Tim: The goal is always to avoid unplanned outages, or, at the very least, shorten the duration of a wide-scale outage. To do this, organizations should start with testing, which requires a full awareness of how the change is interacting with both the technology platform as well as the end-user of the app. This can be extremely difficult in a lab, even with advanced simulators and synthetic transactions. Budgeting for platforms that provide robust visibility into the underlying test environment both before and after the change is critical to understanding the potential for success or failure.

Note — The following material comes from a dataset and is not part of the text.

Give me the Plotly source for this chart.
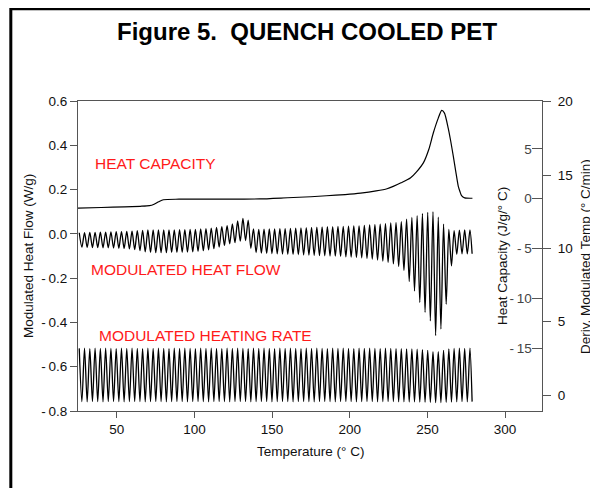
import plotly.graph_objects as go

# ---------------- data ----------------
# Heat capacity curve (J/g/°C axis)
HC_T = [25, 40, 55, 65, 71, 74, 77, 80, 90, 110, 130, 142, 160, 175, 185, 197, 207, 217,
        224, 228, 233, 239, 243, 247.4, 251, 253.8, 257, 259.2, 261, 263.4, 265, 266.7,
        268.3, 269.9, 271, 272, 274, 279]
HC_V = [-0.94, -0.88, -0.82, -0.76, -0.7, -0.55, -0.3, -0.1, -0.05, -0.03, -0.03, -0.02,
        0.1, 0.2, 0.3, 0.42, 0.56, 0.78, 1.0, 1.24, 1.6, 2.08, 2.7, 3.6, 5.0, 6.6, 8.1, 8.87,
        8.6, 7.1, 5.8, 4.25, 2.7, 1.24, 0.7, 0.3, 0.08, 0.05]

# Modulation cycles: temperatures of the crests and troughs
MOD_PEAK_T = [25.8, 29.2, 32.6, 36.0, 39.4, 42.8, 46.2, 49.6, 53.0, 56.4, 59.8, 63.2, 66.6,
              70.0, 73.4, 76.8, 80.2, 83.6, 87.0, 90.4, 93.8, 97.2, 100.6, 104.0, 107.4,
              110.8, 114.2, 117.6, 121.0, 124.4, 127.8, 131.2, 134.6, 138.0, 141.4, 144.8,
              148.2, 151.6, 155.0, 158.4, 161.8, 165.2, 168.6, 172.0, 175.4, 178.8, 182.2,
              185.6, 189.0, 192.4, 195.8, 199.2, 202.6, 206.0, 209.4, 212.8, 216.2, 219.6,
              223.0, 226.4, 229.8, 233.2, 236.6, 240.0, 243.4, 246.8, 250.2, 253.6, 257.0,
              260.4, 263.8, 267.2, 270.6, 274.0, 277.4]
MOD_TROUGH_T = [27.5, 30.9, 34.3, 37.7, 41.1, 44.5, 47.9, 51.3, 54.7, 58.1, 61.5, 64.9, 68.3,
                71.7, 75.1, 78.5, 81.9, 85.3, 88.7, 92.1, 95.5, 98.9, 102.3, 105.7, 109.1,
                112.5, 115.9, 119.3, 122.7, 126.1, 129.5, 132.9, 136.3, 139.7, 143.1, 146.5,
                149.9, 153.3, 156.7, 160.1, 163.5, 166.9, 170.3, 173.7, 177.1, 180.5, 183.9,
                187.3, 190.7, 194.1, 197.5, 200.9, 204.3, 207.7, 211.1, 214.5, 217.9, 221.3,
                224.7, 228.1, 231.5, 234.9, 238.3, 241.7, 245.1, 248.5, 251.9, 255.3, 258.7,
                262.1, 265.5, 268.9, 272.3, 275.7, 278.8]

# Modulated heat flow (W/g): crest and trough values per cycle
HF_PEAK = [0.005, 0.006, 0.007, 0.007, 0.008, 0.008, 0.009, 0.010, 0.010, 0.011, 0.012, 0.014,
           0.016, 0.018, 0.018, 0.018, 0.018, 0.018, 0.018, 0.019, 0.019, 0.020, 0.020, 0.022,
           0.024, 0.026, 0.029, 0.033, 0.037, 0.045, 0.058, 0.070, 0.062, 0.022, 0.020, 0.021,
           0.022, 0.022, 0.023, 0.024, 0.025, 0.026, 0.027, 0.028, 0.029, 0.030, 0.031, 0.032,
           0.033, 0.034, 0.034, 0.035, 0.036, 0.036, 0.038, 0.040, 0.042, 0.044, 0.046, 0.049,
           0.051, 0.055, 0.066, 0.074, 0.082, 0.092, 0.097, 0.100, 0.075, 0.044, 0.020, 0.015,
           0.017, 0.018, 0.018]
HF_TROUGH = [-0.060, -0.061, -0.062, -0.062, -0.063, -0.063, -0.064, -0.065, -0.066, -0.068,
             -0.071, -0.076, -0.081, -0.084, -0.085, -0.085, -0.085, -0.084, -0.084, -0.083,
             -0.082, -0.081, -0.079, -0.076, -0.072, -0.067, -0.060, -0.052, -0.045, -0.040,
             -0.033, -0.030, -0.065, -0.085, -0.087, -0.088, -0.089, -0.090, -0.091, -0.092,
             -0.093, -0.094, -0.095, -0.096, -0.097, -0.098, -0.099, -0.100, -0.101, -0.102,
             -0.104, -0.105, -0.106, -0.108, -0.111, -0.114, -0.118, -0.123, -0.129, -0.136,
             -0.148, -0.165, -0.215, -0.258, -0.310, -0.355, -0.393, -0.460, -0.430, -0.318,
             -0.145, -0.092, -0.090, -0.090, -0.090]

# Modulated heating rate (°C/min): crest and trough values per cycle
HR_PEAK = [3.18, 3.20, 3.17, 3.19, 3.18, 3.20, 3.18, 3.17, 3.19, 3.18, 3.20, 3.18, 3.17, 3.19,
           3.18, 3.20, 3.18, 3.17, 3.19, 3.18, 3.20, 3.18, 3.17, 3.19, 3.18, 3.20, 3.18, 3.17,
           3.19, 3.18, 3.20, 3.18, 3.17, 3.19, 3.18, 3.20, 3.18, 3.17, 3.19, 3.18, 3.20, 3.18,
           3.17, 3.19, 3.18, 3.20, 3.18, 3.17, 3.19, 3.18, 3.20, 3.18, 3.17, 3.19, 3.18, 3.20,
           3.18, 3.17, 3.19, 3.18, 3.17, 3.16, 3.15, 3.14, 3.12, 3.10, 3.05, 2.95, 2.95, 3.05,
           3.15, 3.18, 3.19, 3.18, 3.20]
HR_TROUGH = [-0.45, -0.46, -0.44, -0.45, -0.46, -0.45, -0.44, -0.45, -0.46, -0.45, -0.44, -0.45,
             -0.46, -0.45, -0.44, -0.45, -0.46, -0.45, -0.44, -0.45, -0.46, -0.45, -0.44, -0.45,
             -0.46, -0.45, -0.44, -0.45, -0.46, -0.45, -0.44, -0.45, -0.46, -0.45, -0.44, -0.45,
             -0.46, -0.45, -0.44, -0.45, -0.46, -0.45, -0.44, -0.45, -0.46, -0.45, -0.44, -0.45,
             -0.46, -0.45, -0.44, -0.45, -0.46, -0.45, -0.44, -0.45, -0.46, -0.45, -0.44, -0.45,
             -0.46, -0.46, -0.47, -0.47, -0.48, -0.49, -0.50, -0.52, -0.51, -0.50, -0.48, -0.46,
             -0.45, -0.46, -0.45]

X_TICKS = [50, 100, 150, 200, 250, 300]
Y_TICKS = [-0.8, -0.6, -0.4, -0.2, 0.0, 0.2, 0.4, 0.6]
Y_TICKTEXT = ["-\u20090.8", "-\u20090.6", "-\u20090.4", "-\u20090.2", "0.0", "0.2", "0.4", "0.6"]
HC_TICKS = [-15, -10, -5, 0, 5]
HC_TICKTEXT = ["-\u200915", "-\u200910", "-\u20095", "0", "5"]
DR_TICKS = [0, 5, 10, 15, 20]


def interleave(a_t, a_v, b_t, b_v):
    xs, ys = [], []
    for i in range(len(a_t)):
        xs += [a_t[i], b_t[i]]
        ys += [a_v[i], b_v[i]]
    return xs, ys


hf_x, hf_y = interleave(MOD_PEAK_T, HF_PEAK, MOD_TROUGH_T, HF_TROUGH)
hr_x, hr_y = interleave(MOD_PEAK_T, HR_PEAK, MOD_TROUGH_T, HR_TROUGH)

FONT = "Arial, 'Liberation Sans', Helvetica, sans-serif"
AX = "#555555"

fig = go.Figure()
fig.add_trace(go.Scatter(x=hf_x, y=hf_y, mode="lines", yaxis="y",
                         line=dict(color="#000000", width=1.3, shape="spline", smoothing=0.8)))
fig.add_trace(go.Scatter(x=hr_x, y=hr_y, mode="lines", yaxis="y3",
                         line=dict(color="#000000", width=1.3, shape="spline", smoothing=0.8)))
fig.add_trace(go.Scatter(x=HC_T, y=HC_V, mode="lines", yaxis="y2",
                         line=dict(color="#000000", width=1.2, shape="spline", smoothing=0.6)))

# The page body has an 8 px default margin, so the figure is 8 px smaller
fig.update_layout(
    width=590, height=480,
    margin=dict(l=70, r=56, t=93, b=77, autoexpand=False),
    paper_bgcolor="white", plot_bgcolor="white",
    showlegend=False,
    font=dict(family=FONT, size=13.5, color="#111111"),
    xaxis=dict(range=[25, 323.8], tickvals=X_TICKS, ticks="outside", ticklen=6,
               tickcolor=AX, showline=True, linecolor=AX, linewidth=1, mirror=True,
               showgrid=False, zeroline=False, tickfont=dict(size=13.5), automargin=False),
    yaxis=dict(range=[-0.8, 0.6], tickvals=Y_TICKS, ticktext=Y_TICKTEXT, ticks="outside",
               ticklen=7, tickcolor=AX, showline=True, linecolor=AX, linewidth=1,
               mirror=True, showgrid=False, zeroline=False, tickfont=dict(size=13.5),
               automargin=False),
    yaxis2=dict(range=[-21.33, 9.82], overlaying="y", side="right", anchor="x",
                tickvals=HC_TICKS, ticktext=HC_TICKTEXT, ticks="inside", ticklen=10,
                tickcolor=AX, ticklabelposition="inside", showline=False,
                showgrid=False, zeroline=False, tickfont=dict(size=13.5), automargin=False),
    yaxis3=dict(range=[-1.09, 20.05], overlaying="y", side="right", anchor="free",
                position=1.0, tickvals=DR_TICKS, ticks="outside", ticklen=8,
                tickcolor=AX, showline=True, linecolor=AX, linewidth=1,
                showgrid=False, zeroline=False, tickfont=dict(size=13.5),
                ticklabelstandoff=4, automargin=False),
)

ann = [
    dict(text="<b>Figure 5.\u00a0 QUENCH COOLED PET</b>", x=0.4946, y=1.2226,
         font=dict(size=24, color="#000000")),
    dict(text="Modulated Heat Flow (W/g)", x=-0.1078, y=0.5, textangle=-90,
         font=dict(size=13.5, color="#111111")),
    dict(text="Heat Capacity (J/g/° C)", x=0.9138, y=0.5, textangle=-90,
         font=dict(size=13.5, color="#111111")),
    dict(text="Deriv. Modulated Temp (° C/min)", x=1.0925, y=0.5, textangle=-90,
         font=dict(size=13.5, color="#111111")),
    dict(text="Temperature (° C)", x=0.5, y=-0.132, font=dict(size=13.5, color="#111111")),
    dict(text="HEAT CAPACITY", x=0.0323, y=0.797, xanchor="left",
         font=dict(size=15.5, color="#ff1a1a")),
    dict(text="MODULATED HEAT FLOW", x=0.0237, y=0.458, xanchor="left",
         font=dict(size=15.5, color="#ff1a1a")),
    dict(text="MODULATED HEATING RATE", x=0.041, y=0.242, xanchor="left",
         font=dict(size=15.5, color="#ff1a1a")),
]
for a in ann:
    a.setdefault("xanchor", "center")
    a.update(xref="paper", yref="paper", yanchor="middle", showarrow=False)
fig.update_layout(annotations=ann)

# outer figure frame (top and left edges visible)
fig.add_shape(type="rect", xref="paper", yref="paper",
              x0=-0.1448, y0=-0.4, x1=1.3, y1=1.2977,
              line=dict(color="black", width=3), layer="above")

fig.write_html("out.html")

The second step is to enable full visibility of the production environment that will be receiving the change. Once a device, application, or profile is deployed into production, it becomes very susceptible to unplanned changes, or for the environment around it to morph from the original design. If the original design is flawed, then the risk of failure is high and different app versions that pose new and unplanned conflicts will occur. In addition, failures of prior planned changes will leave the devices in an unanticipated state. Unknown settings or components will function as-is but will fail after a change is made. Visibility into the production environment is critical for successful and low-impact change.

The third area of concern, and one that doesn’t get much discussion, is the unknown variable. For example, if an employee installs a new application that isn’t part of the company’s existing ecosystem, it could cause a conflict. A well-meaning IT technician changing a setting while troubleshooting an old issue may leave the new change vulnerable to failure. The manual upgrade or downgrade of a dependent application may cause a compatibility failure. The great unknown is often the biggest risk.

Q: Any final thoughts?

Tim: Mitigation of downtime is more than just increased rigor at the Change Advisory Board (CAB) or requiring IT to be more diligent in their testing. It requires budgeting for platforms that increase visibility and awareness of the current and future state environments, and ultimately lead to more intelligent planning and decision-making which results in more reliable changes.